Apache Spark Component Guide
Also available as:
PDF

Spark on HBase: Using the HBase Connector

The Spark-HBase connector (shc) is a Spark library that supports access to HBase tables as external sources or sinks. Application access is through Spark SQL at the data frame level, with support for optimizations such as partition pruning, predicate pushdown, and scanning.

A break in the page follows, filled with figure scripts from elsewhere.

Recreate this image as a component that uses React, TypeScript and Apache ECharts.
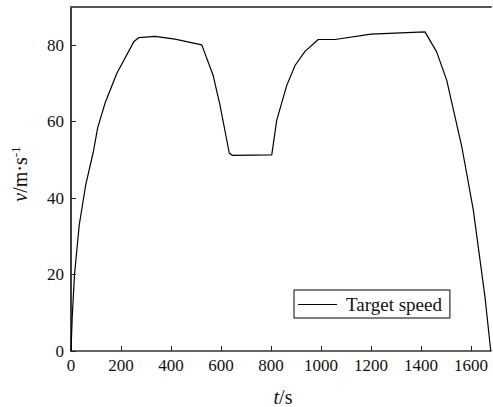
import React, { useEffect, useRef } from "react";
import * as echarts from "echarts";

const timeS = [0, 5, 14, 33, 59, 89, 107, 136, 183, 252, 272, 336, 416, 523, 569, 596, 633, 645, 803, 823, 863, 896, 936, 989, 1056, 1200, 1416, 1463, 1503, 1563, 1609, 1656, 1679];
const speed = [0, 9, 20, 33, 43.5, 52, 58.5, 64.8, 72.6, 81, 82, 82.3, 81.6, 80.1, 72, 64.3, 51.8, 51.2, 51.3, 60.4, 69.5, 74.7, 78.4, 81.5, 81.5, 82.9, 83.5, 78.2, 70.8, 53.5, 37, 14.1, 0];
const xTicks = [0, 200, 400, 600, 800, 1000, 1200, 1400, 1600];
const yTicks = [0, 20, 40, 60, 80];
const seriesName = "Target speed";

const FONT = "Liberation Serif";
const TICK_FONT = "Times";

export default function App() {
  const ref = useRef<HTMLDivElement>(null);
  useEffect(() => {
    const chart = echarts.init(ref.current!, null, { renderer: "svg" });
    const data = timeS.map((t, i) => [t, speed[i]]);
    chart.setOption({
      animation: false,
      backgroundColor: "#ffffff",
      textStyle: { fontFamily: FONT, fontSize: 17, color: "#111" },
      grid: { left: 71, right: 2, top: 7, bottom: 56, containLabel: false },
      legend: {
        data: [seriesName],
        left: 294,
        top: 290,
        icon: "rect",
        itemWidth: 39,
        itemHeight: 1,
        itemGap: 0,
        padding: [5, 8, 4, 4],
        borderColor: "#000",
        borderWidth: 1,
        itemStyle: { color: "#000" },
        textStyle: { fontFamily: FONT, fontSize: 19, color: "#111", padding: [0, 0, 0, 4] },
      },
      xAxis: [
        {
          type: "value",
          min: 0,
          max: 1680,
          interval: 200,
          splitLine: { show: false },
          axisLine: { show: true, lineStyle: { color: "#333", width: 1.5 } },
          axisTick: { show: true, inside: true, length: 5, customValues: xTicks, lineStyle: { color: "#222", width: 1 } },
          axisLabel: {
            showMaxLabel: false,
            formatter: (v: number) => String(v),
            fontFamily: TICK_FONT,
            fontSize: 17,
            color: "#111",
            margin: 6,
          },
        },
        {
          type: "value",
          position: "top",
          min: 0,
          max: 1680,
          splitLine: { show: false },
          axisLine: { show: true, lineStyle: { color: "#555", width: 2 } },
          axisTick: { show: false },
          axisLabel: { show: false },
        },
      ],
      yAxis: {
        type: "value",
        min: 0,
        max: 90,
        interval: 20,
        splitLine: { show: false },
        axisLine: { show: true, lineStyle: { color: "#000", width: 1.5 } },
        axisTick: { show: true, inside: true, length: 5, customValues: yTicks, lineStyle: { color: "#222", width: 1 } },
        axisLabel: {
          showMaxLabel: false,
          formatter: (v: number) => String(v),
          fontFamily: TICK_FONT,
          fontSize: 17,
          color: "#111",
          margin: 7,
        },
      },
      series: [
        {
          name: seriesName,
          type: "line",
          data,
          symbol: "none",
          lineStyle: { color: "#000", width: 1.2 },
          itemStyle: { color: "#000" },
        },
      ],
      graphic: [
        {
          type: "text",
          x: 20,
          y: 174,
          rotation: Math.PI / 2,
          style: {
            text: "{i|v}{n|/m·s}{s|-1}",
            align: "center",
            verticalAlign: "middle",
            rich: {
              i: { fontFamily: FONT, fontSize: 20, fontStyle: "italic", fill: "#111" },
              n: { fontFamily: FONT, fontSize: 20, fill: "#111" },
              s: { fontFamily: FONT, fontSize: 13, fill: "#111", padding: [0, 0, 10, 0] },
            },
          },
        },
        {
          type: "text",
          x: 283,
          y: 397,
          style: {
            text: "{i|t}{n|/s}",
            align: "center",
            verticalAlign: "middle",
            rich: {
              i: { fontFamily: FONT, fontSize: 20, fontStyle: "italic", fill: "#111" },
              n: { fontFamily: FONT, fontSize: 20, fill: "#111" },
            },
          },
        },
      ],
    });
    return () => chart.dispose();
  }, []);
  return (
    <div
      ref={ref}
      style={{ position: "fixed", left: 0, top: 0, width: 493, height: 407, background: "#fff" }}
    />
  );
}
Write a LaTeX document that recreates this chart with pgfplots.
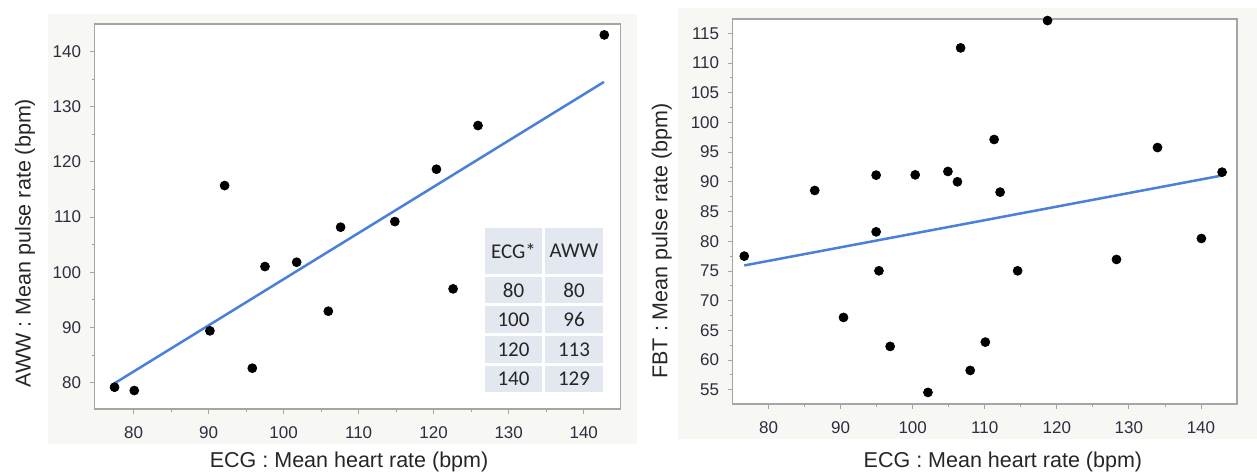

The connector bridges the gap between the HBase key-value store and complex relational SQL queries. It is useful for Spark applications and interactive tools, as it allows operations such as complex SQL queries on top of an HBase table inside Spark, and table joins against data frames. The connector leverages the standard Spark DataSource API for query optimization.

[Note]Note

The Spark HBase connector uses HBase jar files by default. If you want to submit jobs on an HBase cluster with Phoenix enabled, you must include --jars phoenix-server.jar in your spark-submit command; for example:

./bin/spark-submit --class your.application.class --master yarn-client --num-executors 2 --driver-memory 512m --executor-memory 512m --executor-cores 1 --packages com.hortonworks:shc:1.0.0-1.6-s_2.10 --repositories http://repo.hortonworks.com/content/groups/public/ --jars /usr/hdp/current/phoenix-client/phoenix-server.jar --files /etc/hbase/conf/hbase-site.xml /To/your/application/jar

The HBase connector library is available as a Spark package; you can download it from https://github.com/hortonworks-spark/shc. The repository readme file contains information about how to use the package with Spark applications.